Não deixe a política morrer, não deixa a política acabar. Nossa democracia foi feita de política, da política para nos libertar. Brado isso com a plena consciência de que os políticos do país jamais foram tão repelidos como agora. Mas sinto-me igualmente impelido a alertar para o risco de a aversão geral aos detentores de mandato popular ceifar a nobre atividade política.

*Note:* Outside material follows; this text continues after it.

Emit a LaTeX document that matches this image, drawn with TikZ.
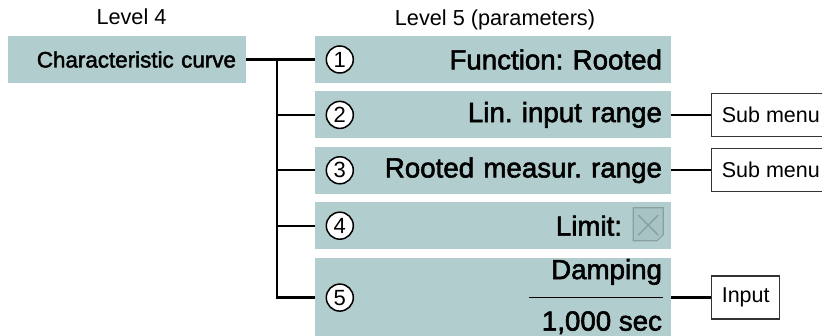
\documentclass[tikz,border=0pt]{standalone}
\usepackage{fontspec}
\setmainfont{Liberation Sans}
\newfontfamily\medfont[FakeBold=2]{Liberation Sans}
\usetikzlibrary{positioning}
\definecolor{menuteal}{HTML}{B2CDCE}
\definecolor{chkgray}{HTML}{8A9FA0}
\definecolor{chkfill}{HTML}{A8C3C4}
\frenchspacing

\begin{document}
\begin{tikzpicture}[x=1pt, y=1pt,
    lvfour/.style={fill=menuteal, minimum height=47pt, text width=218pt, inner xsep=10pt, align=right, font=\medfont\fontsize{22.4}{26}\selectfont},
    lvfive/.style={fill=menuteal, minimum height=47pt, text width=338pt, inner xsep=9pt, align=right, font=\medfont\fontsize{27.7}{32}\selectfont},
    dampval/.style={inner sep=0pt, font=\medfont\fontsize{27.7}{32}\selectfont},
    num/.style={draw, circle, fill=white, line width=1.5pt, minimum size=27pt, inner sep=0pt, font=\fontsize{22}{24}\selectfont},
    sub/.style={draw=black!80, line width=1.2pt, minimum height=43pt, inner xsep=10pt, font=\fontsize{21.5}{25}\selectfont},
    level/.style={font=\fontsize{21.7}{25}\selectfont},
    conn/.style={line width=2.2pt}
  ]
    \useasboundingbox (0,0) rectangle (822,336);

    % level headings
    \node[level, anchor=base] (lvl4) at (131.5,311) {Level 4};
    \node[level, anchor=base] (lvl5) at (495,310) {Level 5 (parameters)};

    % menu boxes
    \node[lvfour] (curve) at (127,276.5) {Characteristic curve};
    \node[lvfive] (fn) at (493,276.5) {Function: Rooted};
    \node[lvfive, below=8pt of fn] (lin) {Lin. input range};
    \node[lvfive, below=8pt of lin] (rooted) {Rooted measur. range};
    \node[lvfive, below=8pt of rooted] (limit) {Limit:\makebox[40pt]{}};
    \node[lvfive, below=8pt of limit, minimum height=80pt] (damp) {};

    \foreach \parm/\n in {fn/1, lin/2, rooted/3, limit/4, damp/5}
      \node[num] (num\n) at ([xshift=25pt]\parm.west) {\n};

    % damping value
    \node[dampval, anchor=base east] (dampname) at ([xshift=-9pt,yshift=18.5pt]damp.east) {Damping};
    \node[dampval, anchor=base east] (dampsec) at ([xshift=-9pt,yshift=-33pt]damp.east) {1,000 sec};
    \draw[line width=1.5pt] ([xshift=-142pt]damp.east) -- ([xshift=-8pt]damp.east);

    % checkbox
    \coordinate (chk) at ([xshift=-23pt,yshift=1.5pt]limit.east);
    \draw[chkgray, fill=chkfill, line width=1.2pt] ([shift={(-15,16.5)}]chk) -- ([shift={(15,16.5)}]chk)
      -- ([shift={(15,-10.5)}]chk) -- ([shift={(9,-16.5)}]chk) -- ([shift={(-15,-16.5)}]chk) -- cycle;
    \draw[chkgray, line width=1.4pt] ([shift={(-10,9)}]chk) -- ([shift={(10,-11)}]chk)
      ([shift={(-10,-11)}]chk) -- ([shift={(10,9)}]chk);

    % sub menus
    \node[sub, right=40pt of lin] (sub1) {Sub menu};
    \node[sub, right=40pt of rooted] (sub2) {Sub menu};
    \node[sub, right=40pt of damp] (inp) {Input};

    % connectors
    \coordinate (split) at ([xshift=31pt]curve.east);
    \draw[conn] (curve.east) -- (fn.west);
    \draw[conn] (split) |- (damp.west);
    \foreach \parm in {lin, rooted, limit}
      \draw[conn] (split |- \parm.west) -- (\parm.west);
    \draw[conn] (lin.east) -- (sub1.west);
    \draw[conn] (rooted.east) -- (sub2.west);
    \draw[conn] (damp.east) -- (inp.west);

\end{tikzpicture}
\end{document}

“A democracia é a pior forma de governo existente, exceto todas as outras”, ensina a frase eternizada por Winston Churchill em 1947. Os dois últimos séculos consagraram o princípio democrático como base insubstituível para a construção de instituições perenes para promover justiça e paz social. Isso apesar das dificuldades que desafiam o exercício na prática da tese de que o poder emana do povo e em nome dele deve ser exercido.

A busca por novos modelos para substituir a democracia representativa, que enfrenta desde o fim do século 20 crescente crise de identidade, não pode, absolutamente, descambar para a negativa de elementos intrínsecos à majestade democrática, como plena garantia à manifestação de opiniões, respeito dos direitos das minorias, tolerância religiosa e imprensa livre. Independentemente de quem seja eleito, a boa política deve prevalecer.

Políticos são indivíduos falhos, mortais e susceptíveis aos rigores da lei. As instituições, todavia, devem se manter incorruptíveis ao longo dos tempos graças à força desses princípios consagrados. Por isso causa-me pavor as manifestações de ódio contra a classe política alcançando o Legislativo por inteiro. Não dá para rir de piadas que pedem morte de todos parlamentares por chamas atiçadas ao Congresso. Foi isso que levou à Alemanha nazista.

A política pode ser vista como ciência, como filosofia e até mesmo como arte. Mas nunca pode tachada de algo menor ou como o campo fértil reservado invariavelmente para o crime de poucos contra toda a Nação. Cabe ao povo se apropriar da política e coloca-la no lugar que lhe é devido, travando uma salutar luta de interesses em favor do interesse maior de equilíbrio e de liberdade. Pensar de forma adversa a isso é colocar a perder tudo o que realmente interessa à maioria, sobretudo aos já desfavorecidos.

“Quando na vida de um povo não se pode preservar a limpidez das fontes do poder, algo de grave está para ocorrer, pondo em risco as suas tradições morais e a sua própria respeitabilidade”, discursou Tancredo Neves há quase 40 anos na tribuna da Câmara. O falecido senador mineiro, primeiro presidente civil eleito após a ditadura de 1964, protestava contra a reação do regime militar para estancar o crescente avanço da oposição nas urnas.

É verdade que, hoje em dia, a democracia representativa tem sido mal utilizada pelos políticos. A contestação que cresce em todo o mundo às práticas ultrapassadas e espúrias é válida, mas sofre percalços no desejo de implantar saídas mais afinadas com a participação popular. A pouca ou nenhuma representatividade política dos partidos e seus representantes reflete também a falta de sintonia com os modernos arranjos sociais.

Temos, pois, de reaver origens da prática democrática, com participação popular nas decisões, seja por canais sofisticados seja por sólidas instituições. As propostas de iniciativa popular são uma prova disso e a atuação da Justiça contra os desmandos de maus políticos, também.

As agruras que a democracia brasileira sofreu ao longo dos 30 anos de vigência da atual Constituição não foram capazes de destronar a consciência cívica sobre a importância de não dar passos atrás. Temos é de avançar. Por isso, insisto: não deixe a política morrer.